Farmers up and down California's Central Valley are up in arms over the
state seizing their land to build its long-awaited high-speed railway and then failing to pay the hundreds of thousands of dollars owed them for
years.
Thanks to an order of possession by the Superior Court, California can
take private land through eminent domain for the troubled bullet train project.
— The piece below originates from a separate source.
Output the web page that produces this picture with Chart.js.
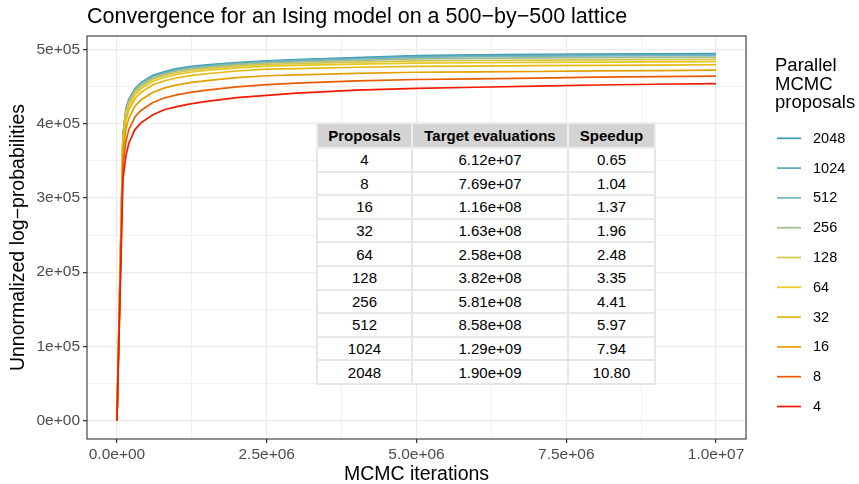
<!DOCTYPE html>
<html>
<head>
<meta charset="utf-8">
<script src="https://cdn.jsdelivr.net/npm/chart.js@4.4.1/dist/chart.umd.min.js"></script>
<style>
  html, body { margin: 0; padding: 0; background: #ffffff; }
  #wrap { position: relative; width: 859px; height: 484px; }
  #plot { position: absolute; left: 0; top: 0; }
  #summary {
    position: absolute; left: 316px; top: 122px;
    border-collapse: collapse; table-layout: fixed;
    font-family: "Liberation Sans", Arial, sans-serif; font-size: 15px; color: #000;
    background: #ffffff;
  }
  #summary th, #summary td { border: 2px solid #E6E6E6; text-align: center; padding: 0; white-space: nowrap; }
  #summary th { background: #D4D4D4; font-weight: bold; border-color: #EEEEEE; }
  #summary thead tr { height: 25px; }
  #summary tbody tr { height: 23.6px; }
</style>
</head>
<body>
<div id="wrap">
  <canvas id="plot" width="859" height="484"></canvas>
  <table id="summary">
    <colgroup><col style="width:95px"><col style="width:156px"><col style="width:87px"></colgroup>
    <thead><tr id="summaryHead"></tr></thead>
    <tbody id="summaryBody"></tbody>
  </table>
</div>
<script>
// MCMC iteration at which each trace value was recorded
const iterations = [0, 100000, 150000, 200000, 300000, 400000, 600000, 800000, 1000000, 1250000,
  1500000, 2000000, 2500000, 3000000, 4000000, 5000000, 6000000, 7000000, 8000000, 9000000, 10000000];

// Unnormalized log-probability traces, one per number of parallel proposals
const trace4    = [0, 325000, 357000, 374000, 392000, 401000, 412000, 419000, 423000, 427000, 430000, 435000, 438000, 441000, 445000, 447500, 449000, 450500, 452000, 453000, 454000];
const trace8    = [0, 343600, 376500, 392300, 409100, 417700, 428400, 434800, 438800, 442500, 445200, 449600, 452400, 454500, 457500, 459400, 460400, 461400, 462500, 463200, 464100];
const trace16   = [0, 359200, 392900, 407600, 423400, 431800, 442200, 448100, 452100, 455500, 457900, 461900, 464500, 465700, 467700, 469200, 469600, 470200, 471000, 471400, 472100];
const trace32   = [0, 370600, 404900, 418800, 433800, 442000, 452300, 457800, 461800, 465000, 467200, 470900, 473300, 474200, 475900, 477200, 477500, 478000, 478500, 478800, 479300];
const trace64   = [0, 376000, 410600, 424200, 438800, 446900, 457100, 462400, 466400, 469500, 471700, 475100, 477500, 478400, 480100, 481600, 482000, 482400, 482800, 483100, 483600];
const trace128  = [0, 379000, 413700, 427100, 441500, 449600, 459700, 464900, 468900, 472000, 474100, 477500, 479900, 480900, 482800, 484500, 485000, 485500, 485900, 486100, 486600];
const trace256  = [0, 381400, 416200, 429500, 443700, 451800, 461800, 466900, 470900, 474000, 476100, 479400, 481700, 483000, 485300, 487300, 488000, 488500, 488900, 489200, 489600];
const trace512  = [0, 382900, 417800, 430900, 445100, 453100, 463100, 468200, 472200, 475300, 477300, 480500, 482900, 484400, 487000, 489300, 490100, 490700, 491100, 491400, 491800];
const trace1024 = [0, 384100, 419100, 432100, 446200, 454200, 464200, 469200, 473200, 476300, 478300, 481500, 483800, 485400, 488100, 490500, 491500, 492200, 492600, 492900, 493200];
const trace2048 = [0, 385000, 420000, 433000, 447000, 455000, 465000, 470000, 474000, 477000, 479000, 482200, 484500, 486200, 489000, 491500, 492500, 493200, 493600, 493900, 494200];

const proposals = [4, 8, 16, 32, 64, 128, 256, 512, 1024, 2048];
const traces = [trace4, trace8, trace16, trace32, trace64, trace128, trace256, trace512, trace1024, trace2048];

// Summary table
const tableHeader = ['Proposals', 'Target evaluations', 'Speedup'];
const targetEvaluations = [6.12e7, 7.69e7, 1.16e8, 1.63e8, 2.58e8, 3.82e8, 5.81e8, 8.58e8, 1.29e9, 1.90e9];
const speedup = [0.65, 1.04, 1.37, 1.96, 2.48, 3.35, 4.41, 5.97, 7.94, 10.80];

// Axis ticks
const xMajorTicks = [0, 2500000, 5000000, 7500000, 10000000];
const xMinorTicks = [1250000, 3750000, 6250000, 8750000];
const yMajorTicks = [0, 100000, 200000, 300000, 400000, 500000];
const yMinorTicks = [50000, 150000, 250000, 350000, 450000];

const titleText = 'Convergence for an Ising model on a 500\u2212by\u2212500 lattice';
const xTitle = 'MCMC iterations';
const yTitle = 'Unnormalized log\u2212probabilities';
const legendTitle = ['Parallel', 'MCMC', 'proposals'];

// Zissou-style palette, red for few proposals through blue for many
const colors = ['#F21A00', '#EA5C00', '#E39E00', '#E4B90E', '#E9C621', '#D1C74C', '#9EBE91', '#71B4C3', '#56A7BA', '#3B9AB2'];

const FONT = '"Liberation Sans", Arial, Helvetica, sans-serif';

function sci(v, digits) {
  return v.toExponential(digits).replace(/e([+-])(\d)$/, 'e$10$2');
}

// build the table
const headRow = document.getElementById('summaryHead');
tableHeader.forEach(h => { const th = document.createElement('th'); th.textContent = h; headRow.appendChild(th); });
const body = document.getElementById('summaryBody');
proposals.forEach((p, i) => {
  const tr = document.createElement('tr');
  [String(p), sci(targetEvaluations[i], 2), speedup[i].toFixed(2)].forEach(t => {
    const td = document.createElement('td'); td.textContent = t; tr.appendChild(td);
  });
  body.appendChild(tr);
});

const datasets = proposals.map((p, k) => ({
  label: String(p),
  data: iterations.map((x, i) => ({ x: x, y: traces[k][i] })),
  borderColor: colors[k],
  backgroundColor: colors[k],
  borderWidth: 1.7,
  pointRadius: 0,
  tension: 0,
  fill: false
}));

function tickSet(major, minor) {
  return major.map(v => ({ value: v })).concat(minor.map(v => ({ value: v, minor: true })))
    .sort((a, b) => a.value - b.value);
}

const gridStyle = {
  color: '#EBEBEB',
  lineWidth: ctx => (ctx.tick && ctx.tick.minor) ? 0.7 : 1.2,
  tickColor: ctx => (ctx.tick && ctx.tick.minor) ? 'rgba(0,0,0,0)' : '#333333',
  tickLength: 4,
  drawTicks: true
};

const decor = {
  id: 'decor',
  afterDraw(chart) {
    const ctx = chart.ctx, a = chart.chartArea;
    ctx.save();
    ctx.strokeStyle = '#333333';
    ctx.lineWidth = 1.1;
    ctx.strokeRect(a.left, a.top, a.right - a.left, a.bottom - a.top);

    ctx.fillStyle = '#000000';
    ctx.textAlign = 'left';
    ctx.textBaseline = 'alphabetic';
    ctx.font = '21.5px ' + FONT;
    ctx.fillText(titleText, a.left, 22.5);

    ctx.font = '19.5px ' + FONT;
    ctx.textAlign = 'center';
    ctx.fillText(xTitle, (a.left + a.right) / 2, 479.5);
    ctx.save();
    ctx.translate(24, (a.top + a.bottom) / 2);
    ctx.rotate(-Math.PI / 2);
    ctx.fillText(yTitle, 0, 0);
    ctx.restore();

    // legend
    ctx.textAlign = 'left';
    ctx.font = '18.5px ' + FONT;
    legendTitle.forEach((t, i) => ctx.fillText(t, 775, 71 + i * 18.5));
    ctx.font = '14.5px ' + FONT;
    ctx.textBaseline = 'middle';
    const n = proposals.length;
    for (let j = 0; j < n; j++) {
      const k = n - 1 - j;
      const y = 138.3 + j * 29.8;
      ctx.strokeStyle = colors[k];
      ctx.lineWidth = 1.7;
      ctx.beginPath();
      ctx.moveTo(777, y);
      ctx.lineTo(801, y);
      ctx.stroke();
      ctx.fillStyle = '#000000';
      ctx.fillText(String(proposals[k]), 813, y + 0.5);
    }
    ctx.restore();
  }
};

new Chart(document.getElementById('plot'), {
  type: 'line',
  data: { datasets: datasets },
  plugins: [decor],
  options: {
    responsive: false,
    animation: false,
    devicePixelRatio: 1,
    layout: { padding: { top: 36, right: 113, bottom: 0, left: 0 } },
    plugins: { legend: { display: false }, tooltip: { enabled: false }, title: { display: false } },
    scales: {
      x: {
        type: 'linear',
        min: -500000,
        max: 10500000,
        afterBuildTicks: s => { s.ticks = tickSet(xMajorTicks, xMinorTicks); },
        afterFit: s => { s.height = 45; },
        grid: gridStyle,
        border: { display: false },
        ticks: {
          autoSkip: false,
          maxRotation: 0,
          padding: 2,
          color: '#4D4D4D',
          font: { family: FONT, size: 15.5 },
          callback: (v, i, ticks) => ticks[i].minor ? '' : sci(v, 1)
        }
      },
      y: {
        type: 'linear',
        min: -24650,
        max: 518000,
        afterBuildTicks: s => { s.ticks = tickSet(yMajorTicks, yMinorTicks); },
        afterFit: s => { s.width = 87; },
        grid: gridStyle,
        border: { display: false },
        ticks: {
          autoSkip: false,
          padding: 3,
          color: '#4D4D4D',
          font: { family: FONT, size: 15.5 },
          callback: (v, i, ticks) => ticks[i].minor ? '' : sci(v, 0)
        }
      }
    }
  }
});
</script>
</body>
</html>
While landowners are expected to eventually be reimbursed for the property-- and for expenses like lost farming production, irrigation replacement projects and road construction-- many farmers in California's agricultural heartland say state officials have offered them a myriad of excuses as to why they haven't yet doled out the cash.
"I am out a quarter-million bucks on infrastructure, and they haven't paid
a dime for a year," John Diepersloot, a fruit farmer who cleared a large parcel of his peach orchard to make way for the train, told The Los
Angeles Times. "I don't have that kind of money."
"We understand the concerns of private property owners affected during the acquisition of their property by the California High-Speed Rail Authority
and construction of the High-Speed Rail system," Don Odell, the
authority's chief of real property, said in a statement to Fox News. "We strive to work closely with affected property owners to minimize the
impact the project has on them and to the ensure that they receive fair market value, consistent with state law, for their land and other expenses they incur due to the construction of the high-speed rail system."